En nuestro tiempo, marcado por tantas cerrazones y tantos
muros, la convivencia, generada por la familia y dilatada en la Eucaristía,
se convierte en una oportunidad crucial. La Eucaristía y la familia nutridas
por ella pueden vencer las cerrazones y construir puentes de acogida y de
caridad. Sí, la Eucaristía de una Iglesia de familias, capaces de restituir a
la comunidad la levadura dinámica de la convivencia y de hospitalidad
recíproca, es una ¡escuela de inclusión humana que no teme confrontaciones! No
existen pequeños, huérfanos, débiles, indefensos, heridos y desilusionados,
desesperados y abandonados, que la convivencia eucarística de las familias no
pueda nutrir, restaurar, proteger y hospedar.
La memoria de las virtudes familiares nos ayuda a entender.
Nosotros mismos hemos conocido, y todavía conocemos, que milagros pueden
suceder cuando una madre tiene una mirada de atención, servicio y cuidado por
los hijos ajenos, además de los propios. ¡Hasta ayer, bastaba una mamá para
todos los niños del patio! Y además: sabemos bien la fuerza que adquiere un
pueblo cuyos padres están preparados para movilizarse para proteger a sus hijos
de todos, porque consideran a los hijos un bien indivisible, que son felices y
orgullosos de proteger.
Hoy muchos contextos sociales ponen obstáculos a la
convivencia familiar. Es verdad, hoy no es fácil. Debemos encontrar el modo
de recuperarla; en la mesa se habla, en la mesa se escucha. Nada de silencio,
ese silencio que no es el silencio de las religiosas, es el silencio del
egoísmo: cada uno tiene lo suyo, o la televisión o el ordenador… y no se habla.

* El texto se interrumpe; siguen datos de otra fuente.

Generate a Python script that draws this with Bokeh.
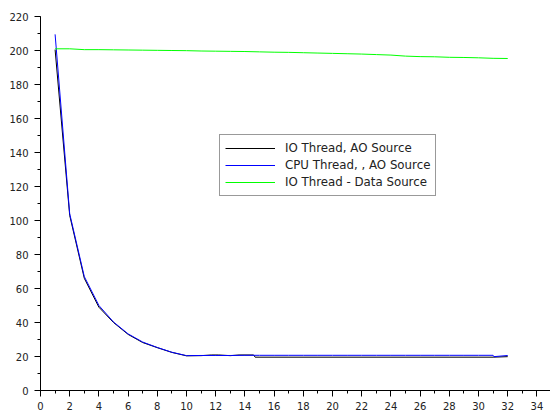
from bokeh.plotting import figure
from bokeh.models import Range1d, SingleIntervalTicker, Legend, LegendItem
from bokeh.embed import file_html
from bokeh.resources import INLINE

# IO Thread, AO Source (black)
io_ao_x = [1, 2, 3, 4, 5, 6, 7, 8, 9, 10, 11, 11.7, 12.2, 13, 13.6, 14.6, 14.7, 31, 32]
io_ao_y = [200.5, 103, 66, 49, 40, 33, 28.2, 25.2, 22.4, 20.4, 20.5, 20.9, 20.9, 20.5, 20.9, 20.9, 19.6, 19.6, 19.9]

# CPU Thread, , AO Source (blue)
cpu_ao_x = [1, 2, 3, 4, 5, 6, 7, 8, 9, 10, 11, 12, 13, 14, 15, 16, 17, 18, 19, 20, 21,
            22, 23, 24, 25, 26, 27, 28, 29, 30, 31, 31.05, 32]
cpu_ao_y = [209.5, 104, 67, 50, 40.3, 33.3, 28.5, 25.3, 22.5, 20.5, 20.6, 20.6, 20.6, 20.7,
            20.7, 20.7, 20.7, 20.7, 20.7, 20.7, 20.7, 20.7, 20.7, 20.7, 20.7, 20.7, 20.7,
            20.7, 20.7, 20.7, 20.7, 19.9, 20.6]

# IO Thread - Data Source (green)
io_data_x = list(range(1, 33))
io_data_y = [201.0, 201.0, 200.5, 200.5, 200.4, 200.3, 200.2, 200.1, 200.0, 199.9, 199.7,
             199.6, 199.5, 199.4, 199.2, 199.0, 198.9, 198.7, 198.5, 198.3, 198.1, 197.9,
             197.6, 197.3, 196.7, 196.4, 196.3, 196.0, 195.9, 195.7, 195.4, 195.3]

labels = ["IO Thread, AO Source", "CPU Thread, , AO Source", "IO Thread - Data Source"]

p = figure(width=550, height=414, output_backend="svg", toolbar_location=None,
           x_range=Range1d(0, 34.93), y_range=Range1d(0, 220),
           min_border_left=40, min_border_right=0, min_border_top=16, min_border_bottom=24)
p.outline_line_color = None
p.xgrid.visible = False
p.ygrid.visible = False
p.background_fill_color = "white"

r1 = p.line(io_ao_x, io_ao_y, line_color="black", line_width=1)
r2 = p.line(cpu_ao_x, cpu_ao_y, line_color="#0000ff", line_width=1)
r3 = p.line(io_data_x, io_data_y, line_color="#00ff00", line_width=1)

p.xaxis.ticker = SingleIntervalTicker(interval=2, num_minor_ticks=2)
p.yaxis.ticker = SingleIntervalTicker(interval=20, num_minor_ticks=2)
for ax in (p.xaxis[0], p.yaxis[0]):
    ax.axis_line_color = "black"
    ax.major_tick_line_color = "black"
    ax.minor_tick_line_color = "black"
    ax.major_tick_in = 0
    ax.major_tick_out = 6
    ax.minor_tick_in = 0
    ax.minor_tick_out = 3
    ax.major_label_text_font = "DejaVu Sans"
    ax.major_label_text_font_size = "10px"
    ax.major_label_text_color = "#222222"
p.xaxis.major_label_standoff = 5
p.yaxis.major_label_standoff = 6

legend = Legend(items=[LegendItem(label=labels[0], renderers=[r1]),
                       LegendItem(label=labels[1], renderers=[r2]),
                       LegendItem(label=labels[2], renderers=[r3])],
                location=(179, 194))
legend.border_line_color = "#333333"
legend.border_line_width = 1
legend.background_fill_color = "white"
legend.background_fill_alpha = 1.0
legend.padding = 5
legend.spacing = 1
legend.margin = 0
legend.label_height = 16
legend.glyph_height = 16
legend.glyph_width = 50
legend.label_standoff = 10
legend.label_text_font = "DejaVu Sans"
legend.label_text_font_size = "11.8px"
legend.label_text_color = "#222222"
p.add_layout(legend, "center")

open("out.html", "w").write(file_html(p, INLINE))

No, nada de silencio. Recuperar esta convivencia familiar aunque sea
adaptándola a los tiempos. La convivencia parece que se ha convertido en una
cosa que se compra y se vende, pero así es otra cosa. Y la nutrición no es
siempre el símbolo de un justo compartir de los bienes, capaz de alcanzar a
quien no tiene ni pan ni afectos. En los Países ricos somos estimulados a
gastar en una nutrición excesiva, y luego lo hacemos de nuevo para remediar el
exceso. Y este “negocio” insensato desvía nuestra atención del hambre
verdadera, del cuerpo y del alma. Cuando no hay convivencia hay egoísmo, cada
uno piensa en sí mismo. Es tanto así, que la publicidad la ha reducido a un
deseo de galletas y dulces. Mientras tanto, muchos hermanos y hermanas se
quedan fuera de la mesa. ¡Es un poco vergonzoso! ¿No?
Miremos el misterio del Banquete eucarístico. El Señor
entrega su Cuerpo y derrama su Sangre por todos. De verdad no existe división
que pueda resistir a este Sacrificio de comunión; solo la actitud de falsedad,
de complicidad con el mal puede excluir de ello. Cualquier otra distancia no
puede resistir a la potencia indefensa de este pan partido y de este vino
derramado, Sacramento del único Cuerpo del Señor. La alianza viva y vital de
las familias cristianas, que precede, sostiene y abraza en el dinamismo de su
hospitalidad las fatigas y las alegrías cotidianas, coopera con la gracia de la
Eucaristía, que es capaz de crear comunión siempre nueva con la fuerza que
incluye y que salva.
La familia cristiana mostrará así, la amplitud de su
verdadero horizonte, que es el horizonte de la Iglesia Madre de todos los
hombres, de todos los abandonados y de los excluidos, en todos los pueblos.
Oremos para que esta convivencia familiar pueda crecer y madurar en el tiempo
de gracia del próximo Jubileo de la Misericordia. Gracias.